Japan Geoscience Union Meeting 2019

Presentation information

[E] Oral

P (Space and Planetary Sciences ) » P-PS Planetary Sciences

[P-PS05] Recent advances of Venus science

Mon. May 27, 2019 9:00 AM - 10:30 AM A03 (TOKYO BAY MAKUHARI HALL)

convener:Takehiko Satoh(Institute of Space and Astronautical Science, Japan Aerospace Exploration Agency), Takeshi Horinouchi(Faculty of Environmental Earth Science, Hokkaido University), Masaru Yamamoto(Research Institute for Applied Mechanics, Kyushu University), Kevin McGouldrick(University of Colorado Boulder), Chairperson:Takeshi Horinouchi

10:00 AM - 10:15 AM

[PPS05-05] Thermal-tides structure at the cloud level of Venus derived from Akatsuki/LIR observations

★Invited Papers

*Toru Kouyama1, Makoto Taguchi2, Tetsuya Fukuhara2, Takeshi Imamura3, Masahiko Futaguchi4, Takeru Yamada2, Masahiro Akiba2, Yeon Joo lee, Takao M. Sato7, Shin-ya Murakami5, George HASHIMOTO6, Takehiko Satoh5, Masato Nakamura5 (1.AIST, 2.Rikkyo Univ., 3.Tokyo Univ., 4.Toho Univ., 5.JAXA, 6.Okayama Univ., 7.Hokkaido Information Univ.)

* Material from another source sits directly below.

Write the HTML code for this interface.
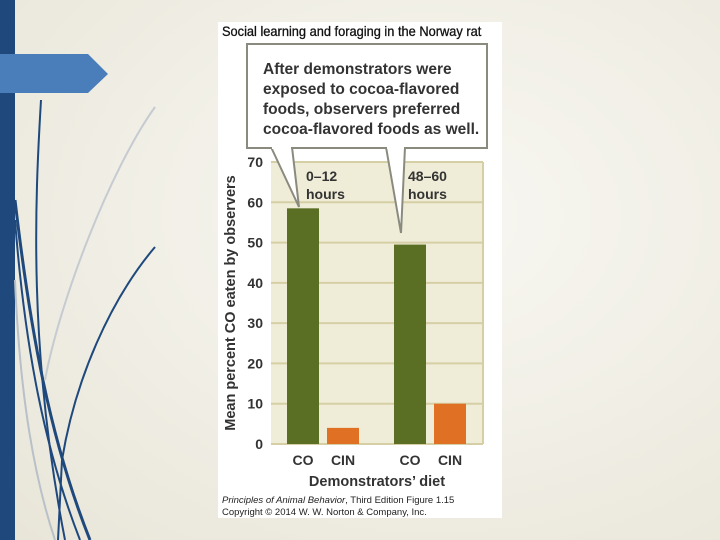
<!DOCTYPE html>
<html><head><meta charset="utf-8"><style>
body{margin:0;width:720px;height:540px;overflow:hidden;background:radial-gradient(ellipse at 60% 40%,#f8f7f2 0%,#efede3 60%,#e8e5d8 100%);font-family:"Liberation Sans",sans-serif;}
svg{position:absolute;left:0;top:0}
</style></head><body>
<svg width="720" height="540">
<g>
<rect x="0" y="0" width="15" height="540" fill="#1f497d"/>
<polygon points="0,54 88,54 108,74 88,93 0,93" fill="#4a7ebb"/>
<path d="M41,100 C35,200 28,350 65,540" stroke="#1f497d" stroke-width="2" fill="none"/>
<path d="M15,200 C30,330 50,440 90,540" stroke="#1f497d" stroke-width="3" fill="none"/>
<path d="M15,220 C25,350 45,450 80,540" stroke="#1f497d" stroke-width="2" fill="none"/>
<path d="M155,247 C110,300 75,380 62,460 L58,540" stroke="#1f497d" stroke-width="2" fill="none"/>
<path d="M155,107 C110,170 60,300 45,380" stroke="#c5cbd0" stroke-width="2" fill="none"/>
<path d="M15,280 C20,400 35,480 55,540" stroke="#b8c0c8" stroke-width="2" fill="none"/>
</g>
<rect x="218" y="22" width="284" height="496" fill="#ffffff"/>
<text x="222" y="36" font-size="13.5" fill="#111" stroke="#111" stroke-width="0.3" transform="translate(222,0) scale(0.95,1) translate(-222,0)">Social learning and foraging in the Norway rat</text>
<rect x="271" y="162" width="212" height="282" fill="#efecd7"/>
<g id="grid"></g>
<g id="bars"></g>
<g id="yticks" font-size="14" font-weight="bold" fill="#333" text-anchor="end"></g>
<g id="xticks" font-size="14" font-weight="bold" fill="#333" text-anchor="middle"></g>
<g>
<polygon points="271,147 299,207 292,147" fill="#fff" stroke="#8a8a7e" stroke-width="2"/>
<polygon points="386,147 401,233 405,147" fill="#fff" stroke="#8a8a7e" stroke-width="2"/>
<rect x="247" y="44" width="240" height="104" fill="#fff" stroke="#8a8a7e" stroke-width="2"/>
<rect x="272" y="145" width="19" height="4" fill="#fff"/>
<rect x="387" y="145" width="17" height="4" fill="#fff"/>
<g font-size="15.5" font-weight="bold" fill="#333">
<text x="263" y="74">After demonstrators were</text>
<text x="263" y="94">exposed to cocoa-flavored</text>
<text x="263" y="114">foods, observers preferred</text>
<text x="263" y="134">cocoa-flavored foods as well.</text>
</g></g>
<g font-size="14" font-weight="bold" fill="#333">
<text x="306" y="181">0–12</text><text x="306" y="199">hours</text>
<text x="408" y="181">48–60</text><text x="408" y="199">hours</text>
</g>
<text transform="translate(235,303) rotate(-90)" font-size="14.5" font-weight="bold" fill="#333" text-anchor="middle">Mean percent CO eaten by observers</text>
<text x="377" y="486" font-size="14.5" font-weight="bold" fill="#333" text-anchor="middle">Demonstrators’ diet</text>
<g font-size="9.5" fill="#222">
<text x="222" y="503"><tspan font-style="italic">Principles of Animal Behavior</tspan>, Third Edition  Figure 1.15</text>
<text x="222" y="515">Copyright © 2014 W. W. Norton &amp; Company, Inc.</text>
</g>
</svg>
<script>
const categories=["CO","CIN","CO","CIN"];
const values=[58.5,4,49.5,10];
const barColors=["#5a6e24","#e07124","#5a6e24","#e07124"];
const yTicks=[0,10,20,30,40,50,60,70];
const NS="http://www.w3.org/2000/svg";
const y=v=>444-v*(282/70);
const barX=[287,327,394,434], bw=32;
const grid=document.getElementById('grid');
yTicks.forEach(t=>{
 const l=document.createElementNS(NS,'line');
 l.setAttribute('x1',271);l.setAttribute('x2',483);l.setAttribute('y1',y(t));l.setAttribute('y2',y(t));
 l.setAttribute('stroke','#d6cfa6');l.setAttribute('stroke-width',2);
 
 
 grid.appendChild(l);
 const tx=document.createElementNS(NS,'text');
 tx.setAttribute('x',263);tx.setAttribute('y',y(t)+5);tx.textContent=t;
 
 
 document.getElementById('yticks').appendChild(tx);
});
const vl=document.createElementNS(NS,'line');
vl.setAttribute('x1',483);vl.setAttribute('x2',483);vl.setAttribute('y1',162);vl.setAttribute('y2',444);
vl.setAttribute('stroke','#d6cfa6');vl.setAttribute('stroke-width',2);


grid.appendChild(vl);
values.forEach((v,i)=>{
 const r=document.createElementNS(NS,'rect');
 r.setAttribute('x',barX[i]);r.setAttribute('width',bw);r.setAttribute('y',y(v));r.setAttribute('height',444-y(v));
 r.setAttribute('fill',barColors[i]);
 
 
 document.getElementById('bars').appendChild(r);
 const tx=document.createElementNS(NS,'text');
 tx.setAttribute('x',barX[i]+bw/2);tx.setAttribute('y',465);tx.textContent=categories[i];
 
 
 document.getElementById('xticks').appendChild(tx);
});
</script>
</body></html>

Keywords:Venus, Thermal tides, LIR

Atmospheric acceleration due to thermal-tides excited in the cloud layer has been considered as one of main contributors for maintaining the atmospheric super-rotation in Venus, where zonal wind speed of the atmosphere at the cloud top (~70 km) rotates more than 60 times faster than the rotation speed of the solid body of Venus. The structures of the thermal-tides have been confirmed firstly in a temperature field and in zonal and meridional wind fields at the cloud top level by tracking cloud motions in several Venus exploration missions. In numerical studies, it has been confirmed that the thermal-tides structure is composed of diurnal, semi-diurnal, and higher frequent components which enhance at different altitudes and latitudes. Since they may contribute atmospheric acceleration according to their enhancement, observational monitoring should be important to understand what components of thermal-tides are dominant in different latitudes. On the other hand, there have been less observational studies about the latitudinal structures of thermal-tides in temperature fields due to time limitation for ground-based observations and limitation of spatial coverage for previous satellite observations.

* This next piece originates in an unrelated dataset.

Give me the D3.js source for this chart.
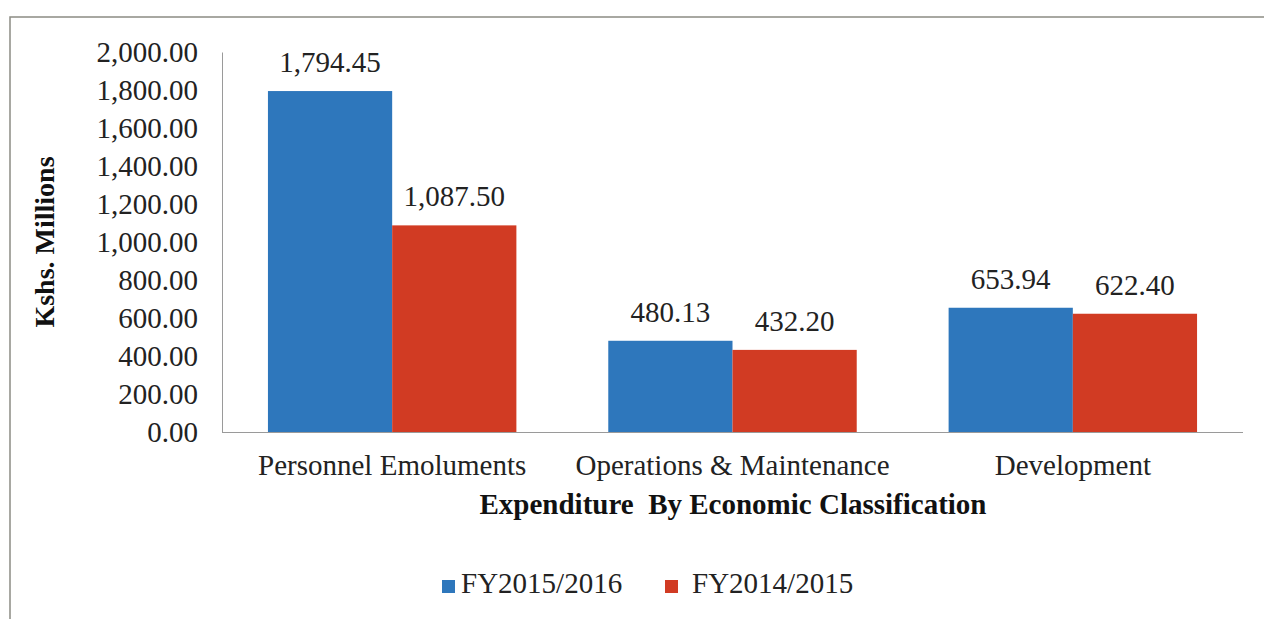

In this study, we investigated latitudinal profiles of diurnal, semi-diurnal, and higher frequent components of thermal-tides in the temperature field obtained from long-term observation data by Longwave Infrared Camera (LIR) onboard Akatsuski that catches thermal emission from Venusian cloud layer (60-70km). We used the LIR data from October 2016 to December 2018 in which LIR had been remained to be turned on to prevent unexpected temperature increasing in LIR images, and we selected a specified emission angle (60°) in the analysis to minimize emission angle dependence of a limb darkening effect.

Thanks to the global coverage of LIR observation in both dayside and night side, a global thermal-tides structure (local time-latitude coordinate) was firstly obtained by averaging the long-term LIR observation. By applying Fourier analysis to the thermal-tides structure, we found that the semi-diurnal component was clearly dominant in lower latitudes (< 30°) whereas the diurnal component became significant in higher latitudes (> 45°), and both diurnal and semi-diurnal tides showed almost equatorial symmetric profiles. These characteristics were consistent with a numerical expectation in a global circulation model by Takagi et al. (2018). In addition, the diurnal component showed clear phase tilting in mid-latitudes, which may indicate latitudinal energy transportation due to the diurnal component, while the semi-diurnal and other components with higher wavenumbers did not show such clear phase tilting in low-mid latitudes.

In this presentation, we will provide the structures of each thermal tide components, and latitudinal profiles of their amplitudes and phases, and we will also discuss thermal-tides structures at different periods for more detail discussion about variability of the tides.